- The official DVD cover for the Lee Evans' series "So What Now".
- Created by: Lee Evans
- Developed by: Lee Evans Stuart Silver Peter Tilbury
- Directed by: Tony Dow
- Starring: Lee Evans Steven O'Donnell Sophie Thompson
- Country of origin: United Kingdom
- Original language: English
- No. of series: 1
- No. of episodes: 8

Production
- Executive producers: Addison Cresswell Geoffrey Perkins
- Producers: Tony Dow Charlie Hansen
- Camera setup: Multiple
- Running time: 30 minutes

Original release
- Network: BBC One
- Release: 26 March – 22 May 2001

Related
- The World of Lee Evans

= So What Now? =

So What Now? is a British television sitcom which aired on BBC One. It stars and created by Lee Evans, who also wrote the show with Stuart Silver and Peter Tilbury. The series was broadcast from 26 March 2001 to 22 May 2001. BBC announced that So What Now was cancelled after the first series.

==Plot==
The series centres on Lee sharing a house with his slobbish best friend and their neurotic landlady.

==Cast and characters==
===Main===
- Lee Evans, as himself, a barely employed musician and everything he touches seems to turn to disaster. He does write tunes for mobile phone ringtones and has a son, Lucas, with his now estranged wife, Eileen.
- Steven O'Donnell as Stuart Ponder, Lee's slobbish and disorganised best friend.

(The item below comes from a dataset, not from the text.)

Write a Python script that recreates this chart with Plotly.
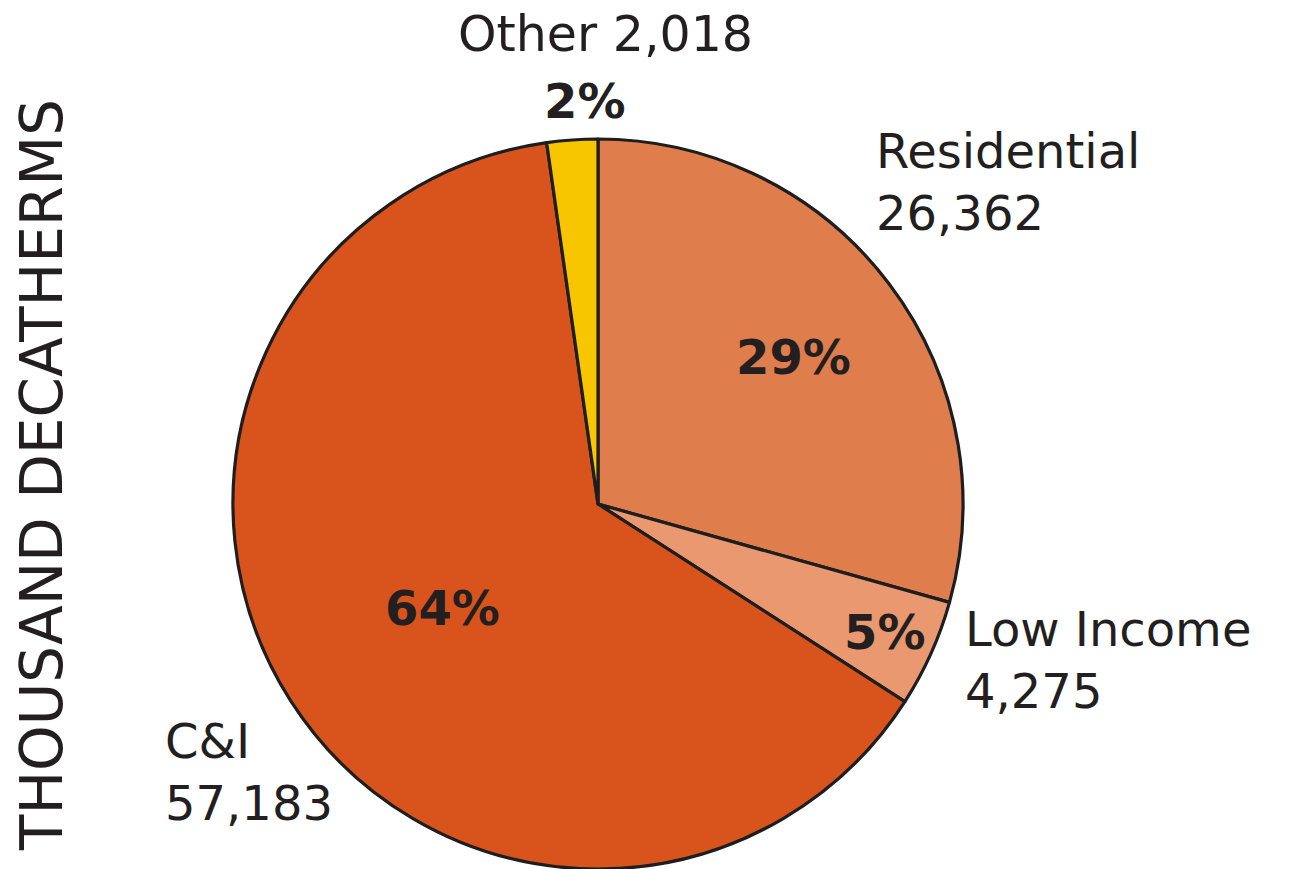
import plotly.graph_objects as go

labels = ["Residential", "Low Income", "C&I", "Other"]
values = [26362, 4275, 57183, 2018]
colors = ["#E07D4C", "#E9986F", "#D9531D", "#F7C600"]
axis_title = "THOUSAND DECATHERMS"

W, H = 1296, 869
total = sum(values)
pcts = [f"{round(v / total * 100):d}%" for v in values]
vals_txt = [f"{v:,}" for v in values]

fig = go.Figure(go.Pie(
    labels=labels, values=values, sort=False, direction="clockwise", rotation=0,
    marker=dict(colors=colors, line=dict(color="#1e1e1e", width=3.2)),
    textinfo="none", hoverinfo="label+value+percent", showlegend=False,
    domain=dict(x=[(598 - 365) / W, (598 + 365) / W], y=[0, 730 / H]),
))

FONT = "DejaVu Sans"
def px(x, y):
    return x / W, 1 - y / H

anns = []
def add(text, x, y, size, xanchor="center", weight=400, angle=0, color="#231f20"):
    ax, ay = px(x, y)
    anns.append(dict(text=text, x=ax, y=ay, xref="paper", yref="paper", showarrow=False,
                     xanchor=xanchor, yanchor="middle", textangle=angle, align="left",
                     font=dict(family=FONT, size=size, color=color, weight=weight)))

# outside labels (name + value)
add(f"{labels[3]} {vals_txt[3]}", 605, 35, 49)
add(f"{labels[0]}<br>{vals_txt[0]}", 874, 182, 48, xanchor="left")
add(f"{labels[1]}<br>{vals_txt[1]}", 963, 660, 48, xanchor="left")
add(f"{labels[2]}<br>{vals_txt[2]}", 163, 772, 48, xanchor="left")
# percentages
add(pcts[3], 585, 101, 48, weight=700)
add(pcts[0], 793, 357, 48, weight=700)
add(pcts[1], 885, 632, 48, weight=700)
add(pcts[2], 442, 608, 48, weight=700)
# vertical title
add(axis_title, 42, 475, 58, angle=-90)

fig.update_layout(width=W, height=H, margin=dict(l=0, r=0, t=0, b=0),
                  paper_bgcolor="white", plot_bgcolor="white", annotations=anns)
fig.write_html("out.html")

He allows Lee to stay in his flat against his better judgement and soon regrets his decision. He is a double glazing window salesman, is married to Wendy and has children with her.
- Sophie Thompson as Heather Ollerenshaw, Lee and Stuart's fiercely neurotic landlady. She appears desperate to find a man, while also being a failed "IT" girl. Her father is in prison for embezzlement.

==Episodes==

| No. | Title | Directed by | Written by | Original release date |
| 1 | "Moving Out" | Tony Dow | Lee Evans, Stuart Silver and Peter Tilbury | 26 March 2001 |
After being thrown out by wife, Eileen, and burning down his friend's flat, Lee must find a new place to live.
| 2 | "Sofa So Good" | Tony Dow | Lee Evans, Stuart Silver and Peter Tilbury | 2 April 2001 |
Having misplaced Eileen's wedding ring, Lee enthusiastically searches through the innards of Heather's sofa in an attempt to find it. But it's no trouble - he took woodwork at school.
| 3 | "Swingers" | Tony Dow | Lee Evans and Stuart Silver | 9 April 2001 |
Stuart thinks that Lee needs to get back on the scene. After a date - surprisingly - doesn't go to plan, Heather also finds herself abruptly single; the trio head to a 'classy' lapdancing club to search for someone special.
| 4 | "The House Guest" | Tony Dow | Lee Evans, Stuart Silver and Peter Tilbury | 23 April 2001 |
Following an unfortunate incident with an elderly man in the street, Lee and Stuart decide it best to nurse him for a couple of days. Predictably, the innocent old fellow is not quite what he seems. Note: This episode was originally due to air on 2 April 2001 but was postponed.
| 5 | "Act of God" | Tony Dow | Lee Evans, Stuart Silver and Peter Tilbury | 30 April 2001 |
Stuart tries to get Lee to take out a life insurance policy, but his motives are unclear.
| 6 | "Fear of Flying" | Tony Dow | Lee Evans, Stuart Silver and Peter Tilbury | 7 May 2001 |
The friends have the chance to take a holiday but Lee's fear of flying could be a problem.
| 7 | "The Limo" | Tony Dow | Lee Evans, Stuart Silver and Peter Tilbury | 15 May 2001 |
Lee and his friends come unstuck in a limo.
| 8 | "Parole" | Tony Dow | Lee Evans, Stuart Silver and Peter Tilbury | 22 May 2001 |
Heather's father has been released on parole but Lee is uncertain as to whether he can be trusted.

==DVD release==
The series was made available on DVD on 12 November 2001 in a two-disc set, with bonus features including 30 minutes of outtakes and a documentary on Lee Evans.